How to avoid double-taxation on multi-state tax returns
There are four main methods to avoid double-taxation on the state-side of your return. I will give some general details for each:
Allocate between the states
If the situation is that you moved during the year, you can allocate income to each state that you moved. This gives a clean cutoff of where income should be allocated. This gets tricky, however, if your W2 (or 1099) only shows one of the states or worse, shows the wrong state(s) altogether.
If that is the case, we would need to use a combination of the other strategies below, namely, credit for taxed paid to other states or state wage allocation.
Credit for taxes paid to other states
If the income being reported on your W2 was already taxed by another state, causing a double-taxation scenario, most states will allow you to take a “credit for taxes paid to other states.” This is an option in most professional tax software, so reach out if you need us to complete this.
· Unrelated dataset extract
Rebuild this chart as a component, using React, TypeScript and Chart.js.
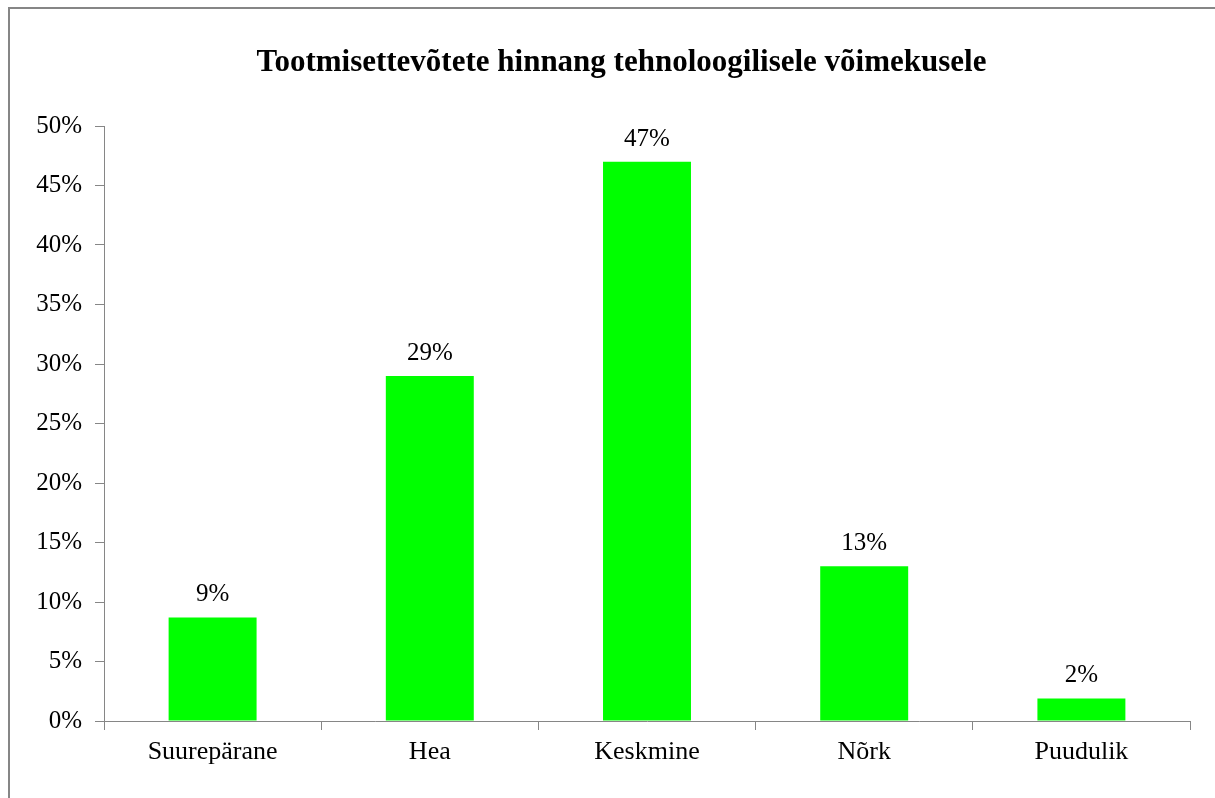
import React, { useEffect, useRef } from "react";
import { Chart, registerables } from "chart.js";

Chart.register(...registerables);

const TITLE = "Tootmisettevõtete hinnang tehnoloogilisele võimekusele";
const categories = ["Suurepärane", "Hea", "Keskmine", "Nõrk", "Puudulik"];
const values = [8.7, 29, 47, 13, 1.9];
const valueLabels = ["9%", "29%", "47%", "13%", "2%"];
const yMin = 0;
const yMax = 50;
const yStep = 5;

const FONT = "'Liberation Serif', 'Times New Roman', serif";
const AXIS_COLOR = "#868686";

const frame = {
  id: "frame",
  beforeDraw(chart: any) {
    const ctx = chart.ctx;
    ctx.save();
    ctx.fillStyle = "#ffffff";
    ctx.fillRect(0, 0, chart.width, chart.height);
    ctx.strokeStyle = AXIS_COLOR;
    ctx.lineWidth = 2;
    ctx.strokeRect(9, 8, chart.width + 50, chart.height + 50);
    // title, centred on the bordered box
    ctx.font = `bold 31px ${FONT}`;
    ctx.fillStyle = "#000";
    ctx.textAlign = "center";
    ctx.textBaseline = "alphabetic";
    ctx.fillText(TITLE, 621.5, 71);
    ctx.restore();
  },
};

const valueLabelPlugin = {
  id: "valueLabels",
  afterDatasetsDraw(chart: any) {
    const ctx = chart.ctx;
    const meta = chart.getDatasetMeta(0);
    ctx.save();
    ctx.font = `25px ${FONT}`;
    ctx.fillStyle = "#000";
    ctx.textAlign = "center";
    ctx.textBaseline = "alphabetic";
    meta.data.forEach((el: any, i: number) => {
      ctx.fillText(valueLabels[i], el.x, el.y - 16);
    });
    ctx.restore();
  },
};

export default function App() {
  const ref = useRef<HTMLCanvasElement>(null);
  useEffect(() => {
    if (!ref.current) return;
    const chart = new Chart(ref.current, {
      type: "bar",
      data: {
        labels: categories,
        datasets: [
          {
            data: values,
            backgroundColor: "#00FF00",
            borderWidth: 0,
            categoryPercentage: 1,
            barPercentage: 0.405,
          },
        ],
      },
      options: {
        animation: false,
        responsive: false,
        devicePixelRatio: 1,
        layout: { padding: { left: 0, right: 25, top: 126, bottom: 0 } },
        plugins: {
          legend: { display: false },
          tooltip: { enabled: false },
          title: { display: false },
        },
        scales: {
          x: {
            grid: {
              display: true,
              drawOnChartArea: false,
              drawTicks: true,
              tickLength: 9,
              color: AXIS_COLOR,
              offset: true,
            },
            border: { display: true, color: AXIS_COLOR, width: 1 },
            ticks: {
              color: "#000",
              font: { family: FONT, size: 26 },
              padding: 7,
              maxRotation: 0,
            },
            afterFit(scale: any) {
              scale.height = 77;
            },
          },
          y: {
            min: yMin,
            max: yMax,
            grid: {
              display: true,
              drawOnChartArea: false,
              drawTicks: true,
              tickLength: 9,
              color: AXIS_COLOR,
            },
            border: { display: true, color: AXIS_COLOR, width: 1 },
            ticks: {
              stepSize: yStep,
              color: "#000",
              font: { family: FONT, size: 25 },
              padding: 13,
              callback: (v: any) => `${v}%`,
            },
            afterFit(scale: any) {
              scale.width = 104;
            },
          },
        },
      },
      plugins: [frame, valueLabelPlugin],
    });
    return () => chart.destroy();
  }, []);
  return (
    <div style={{ position: "fixed", left: 0, top: 0, width: 1215, height: 798, background: "#fff" }}>
      <canvas ref={ref} width={1215} height={798} style={{ display: "block", width: 1215, height: 798 }} />
    </div>
  );
}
However, the general idea is that if you earned income in SC (source state) but drove back to your home in NC (residence state), then you would be paying taxes on your W2 to your income source state of SC but then applying a credit on your NC return for the taxes you paid to SC. This avoids double taxation on the states.
There are states that do not allow this, however, if you have moved at any point in the year – in such cases, the residence state providing the credit forces you to file a full-year return if you will be taking a credit. This causes us to be creative on how the return is to be filed presentationally while also maintaining legal compliance with state statutes.